The set over, about 45 minutes later, I mention to John that the songs sounded just as fresh this, the fifth time I’d heard some of them, as they did the first, several hours ago. The quintessential musician’s reply: “Thanks, man. It’s all for the show.” They shake hands with the assemblage, sign autographs, pose for a picture or two, before calling it a night.
The club empty, glasses everywhere, staff briskly picking up, spotlights long cooled and amps gone to bed, it is nonetheless easy to re-conjure the magic of the music. Rosanne sings about tough themes sometimes. From “Dance with the Tiger” on Interiors: “Don’t give me your life, I have one of my own/It was a brilliant idea inventing the home/Creatures of habit, American fools/Reaching for stars while we’re standing on stools.” About fear, and facing it, about being a woman in a man’s world, about resilience and forgiveness and that business about honesty. So, the notes still ringing in the cavernous space, it’s only natural to think about these things, to work on them a little.

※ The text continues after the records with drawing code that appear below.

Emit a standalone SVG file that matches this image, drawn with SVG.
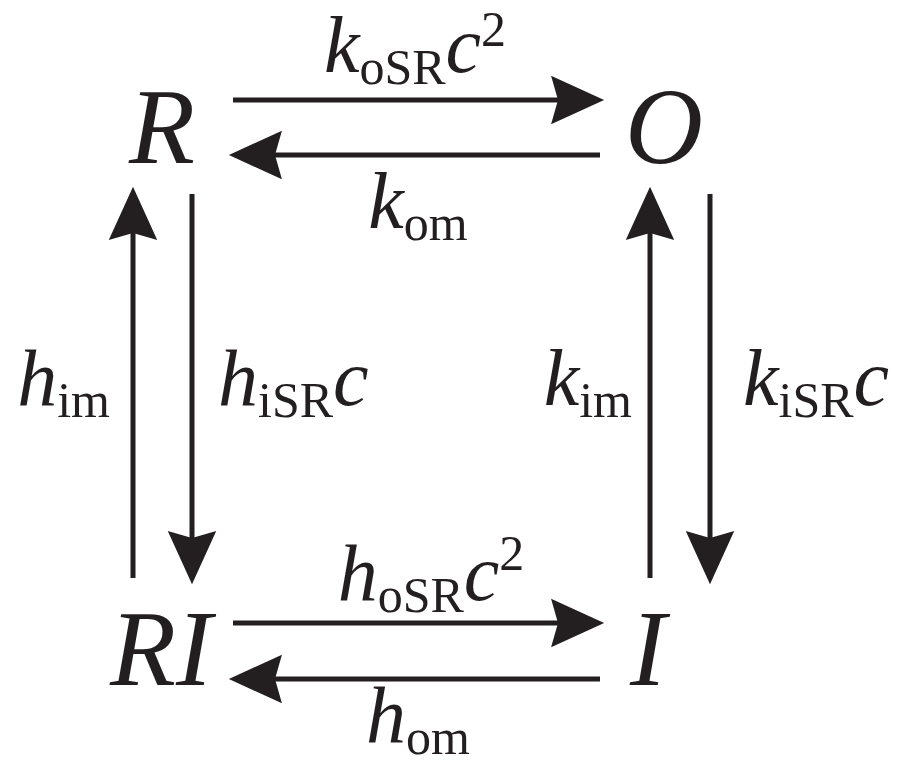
<svg xmlns="http://www.w3.org/2000/svg" width="899" height="774" viewBox="0 0 899 774">
<style>
.node{font-family:"Liberation Serif","Times New Roman",serif;font-style:italic;font-size:108px;fill:#231f20}
.lbl{font-family:"Liberation Serif","Times New Roman",serif;font-style:italic;font-size:80px;fill:#231f20}
.sub{font-style:normal;font-size:50px}
.sup{font-style:normal;font-size:50px}
.arr{stroke:#231f20;stroke-width:5;fill:none;marker-end:url(#ah)}
</style>
<defs>
<marker id="ah" markerUnits="userSpaceOnUse" markerWidth="60" markerHeight="60" viewBox="-2 -24 52 48" refX="6" refY="0" orient="auto" overflow="visible">
<path d="M0,-21 L46,0 L0,21 L6,0 Z" fill="#231f20"/>
</marker>
</defs>
<rect width="899" height="774" fill="#ffffff"/>
<g id="node-R"><text class="node" x="162" y="163" text-anchor="middle">R</text></g>
<g id="node-O"><text class="node" x="664" y="163" text-anchor="middle">O</text></g>
<g id="node-RI"><text class="node" x="161" y="685" text-anchor="middle">RI</text></g>
<g id="node-I"><text class="node" x="648" y="685" text-anchor="middle">I</text></g>
<g id="connectors">
<line class="arr" x1="233" y1="100" x2="558" y2="100"/>
<line class="arr" x1="600" y1="155" x2="275" y2="155"/>
<line class="arr" x1="133" y1="578" x2="133" y2="233"/>
<line class="arr" x1="192" y1="194" x2="192" y2="538"/>
<line class="arr" x1="650" y1="578" x2="650" y2="233"/>
<line class="arr" x1="710" y1="194" x2="710" y2="538"/>
<line class="arr" x1="233" y1="623" x2="558" y2="623"/>
<line class="arr" x1="600" y1="679" x2="275" y2="679"/>
</g>
<g id="labels">
<text class="lbl" x="415" y="72" text-anchor="middle">k<tspan class="sub" dy="12">oSR</tspan><tspan dy="-12">c</tspan><tspan class="sup" dy="-26">2</tspan></text>
<text class="lbl" x="418" y="228" text-anchor="middle">k<tspan class="sub" dy="12">om</tspan></text>
<text class="lbl" x="110" y="405" text-anchor="end">h<tspan class="sub" dy="12">im</tspan></text>
<text class="lbl" x="218" y="405">h<tspan class="sub" dy="12">iSR</tspan><tspan dy="-12">c</tspan></text>
<text class="lbl" x="632" y="405" text-anchor="end">k<tspan class="sub" dy="12">im</tspan></text>
<text class="lbl" x="743" y="405">k<tspan class="sub" dy="12">iSR</tspan><tspan dy="-12">c</tspan></text>
<text class="lbl" x="431" y="600" text-anchor="middle">h<tspan class="sub" dy="12">oSR</tspan><tspan dy="-12">c</tspan><tspan class="sup" dy="-30">2</tspan></text>
<text class="lbl" x="418" y="742" text-anchor="middle">h<tspan class="sub" dy="12">om</tspan></text>
</g>
</svg>
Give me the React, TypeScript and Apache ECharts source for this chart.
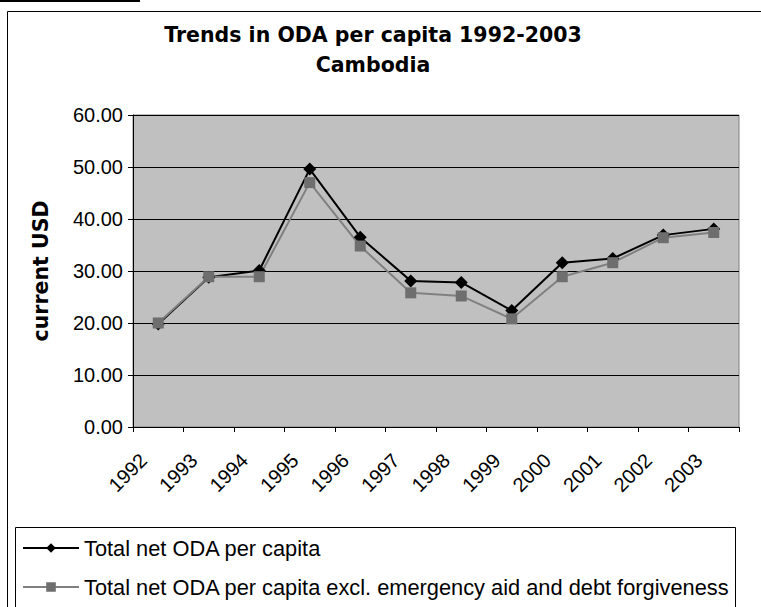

They are not at all unique, which is part of Rosanne Cash’s passionate point. Like she’d sung only a few minutes ago, “Wait until your memory clears/Then welcome her to roam/The desert of your misspent years/That led you to her home”. And so the cleaning, the clinking of empty glasses and the sweeping of floors continues.
Down the wide stairs and onto the street; the neon sign is still lit, and creates shadows bled red blue and white on the wet street that fortunately do not quite render the scene as James Dean on black velvet, everything calm, hushed. Still in the air tonight are the songs, the singer. Rose has 47 stories, three more than her fictional counterpart on the record. One for each year of their lives, and they both, for different reasons, want to tell them all to you.